Last December the Cuban Parliament approved an economic plan for 2009 with a 6-percent goal for growth, after the island’s economy grew 4.3 percent in 2008.

According to figures of the Economic Commission for Latin America and the Caribbean, or Cepal, released last April, Cuba will have positive growth in 2009 equal or superior to 3 percent, as will Panama, Peru and Bolivia.

This week the island’s authorities and official media have launched a crusade to reduce electricity consumption, given the country’s grave economic and financial crisis.

Murillo said Friday that the state sector, which consumes more than half the electricity on the island, will have to reduce consumption by 12 percent, because the expenditure above and beyond what was planned has already cost some $90 million.

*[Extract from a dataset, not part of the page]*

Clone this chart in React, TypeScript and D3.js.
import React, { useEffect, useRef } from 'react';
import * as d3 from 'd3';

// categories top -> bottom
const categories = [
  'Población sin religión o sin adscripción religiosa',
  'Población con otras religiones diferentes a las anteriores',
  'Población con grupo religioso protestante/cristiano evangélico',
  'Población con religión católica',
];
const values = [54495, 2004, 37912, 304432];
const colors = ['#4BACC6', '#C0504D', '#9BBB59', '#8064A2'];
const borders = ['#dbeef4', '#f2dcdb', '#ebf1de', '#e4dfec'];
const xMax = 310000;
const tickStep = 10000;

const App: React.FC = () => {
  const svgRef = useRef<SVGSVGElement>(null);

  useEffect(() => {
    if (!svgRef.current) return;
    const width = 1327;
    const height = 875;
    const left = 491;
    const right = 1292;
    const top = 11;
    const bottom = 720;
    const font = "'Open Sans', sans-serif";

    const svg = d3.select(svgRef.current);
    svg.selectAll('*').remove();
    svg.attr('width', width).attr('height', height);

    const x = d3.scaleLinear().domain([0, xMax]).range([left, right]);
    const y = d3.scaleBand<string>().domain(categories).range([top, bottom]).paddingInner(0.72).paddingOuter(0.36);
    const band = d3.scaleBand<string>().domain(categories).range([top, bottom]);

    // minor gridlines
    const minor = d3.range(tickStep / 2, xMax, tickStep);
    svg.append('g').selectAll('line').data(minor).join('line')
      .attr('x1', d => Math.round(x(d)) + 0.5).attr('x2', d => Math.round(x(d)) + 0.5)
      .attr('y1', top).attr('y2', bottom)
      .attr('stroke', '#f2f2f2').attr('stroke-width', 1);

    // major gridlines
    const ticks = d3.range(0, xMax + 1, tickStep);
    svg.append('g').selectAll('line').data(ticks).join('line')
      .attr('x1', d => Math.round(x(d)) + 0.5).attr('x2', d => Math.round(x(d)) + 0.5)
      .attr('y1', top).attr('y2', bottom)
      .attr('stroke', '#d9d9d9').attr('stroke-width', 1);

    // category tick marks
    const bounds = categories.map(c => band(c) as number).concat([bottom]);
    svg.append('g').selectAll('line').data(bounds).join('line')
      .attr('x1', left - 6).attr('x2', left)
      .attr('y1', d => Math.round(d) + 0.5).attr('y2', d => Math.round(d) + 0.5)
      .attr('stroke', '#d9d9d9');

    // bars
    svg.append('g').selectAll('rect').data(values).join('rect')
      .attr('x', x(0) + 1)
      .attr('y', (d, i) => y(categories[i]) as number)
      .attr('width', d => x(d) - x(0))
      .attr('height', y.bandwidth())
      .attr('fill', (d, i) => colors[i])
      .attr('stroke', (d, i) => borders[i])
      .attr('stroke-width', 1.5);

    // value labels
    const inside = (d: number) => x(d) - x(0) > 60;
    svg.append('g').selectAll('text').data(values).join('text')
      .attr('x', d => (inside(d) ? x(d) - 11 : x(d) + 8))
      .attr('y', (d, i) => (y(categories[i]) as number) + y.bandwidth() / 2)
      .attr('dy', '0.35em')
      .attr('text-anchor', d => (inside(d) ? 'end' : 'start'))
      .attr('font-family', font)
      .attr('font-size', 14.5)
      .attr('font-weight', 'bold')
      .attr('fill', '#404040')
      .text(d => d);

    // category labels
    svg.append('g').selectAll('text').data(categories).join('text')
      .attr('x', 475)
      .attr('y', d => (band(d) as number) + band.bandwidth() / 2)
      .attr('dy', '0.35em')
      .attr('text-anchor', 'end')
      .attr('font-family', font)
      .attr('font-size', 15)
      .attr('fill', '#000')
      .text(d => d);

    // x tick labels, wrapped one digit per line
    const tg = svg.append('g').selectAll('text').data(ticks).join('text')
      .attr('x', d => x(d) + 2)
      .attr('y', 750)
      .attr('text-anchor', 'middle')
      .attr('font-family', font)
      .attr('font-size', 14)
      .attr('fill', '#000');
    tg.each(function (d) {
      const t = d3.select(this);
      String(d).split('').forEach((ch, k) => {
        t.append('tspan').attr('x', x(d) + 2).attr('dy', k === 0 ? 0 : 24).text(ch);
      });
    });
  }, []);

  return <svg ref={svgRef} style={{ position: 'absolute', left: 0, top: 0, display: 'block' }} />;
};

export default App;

If that goal is not achieved, the economy minister announced that the government will have to resort to blackouts because the country cannot use more fuel for generating electricity.

Official news media have described as very serious the economic crisis and the lack of liquidity, to such a degree that the daily Granma, official organ of the ruling Communist Party, announced that the situation is one of “save or die,” a parody of ex-President Fidel Castro’s slogan “homeland or death.”

The deteriorating economic situation got worse over the last year due to repercussions from the world financial crisis, losses of $10,000 caused by three hurricanes in 2008, the drop in exports and the increasing cost of imported products.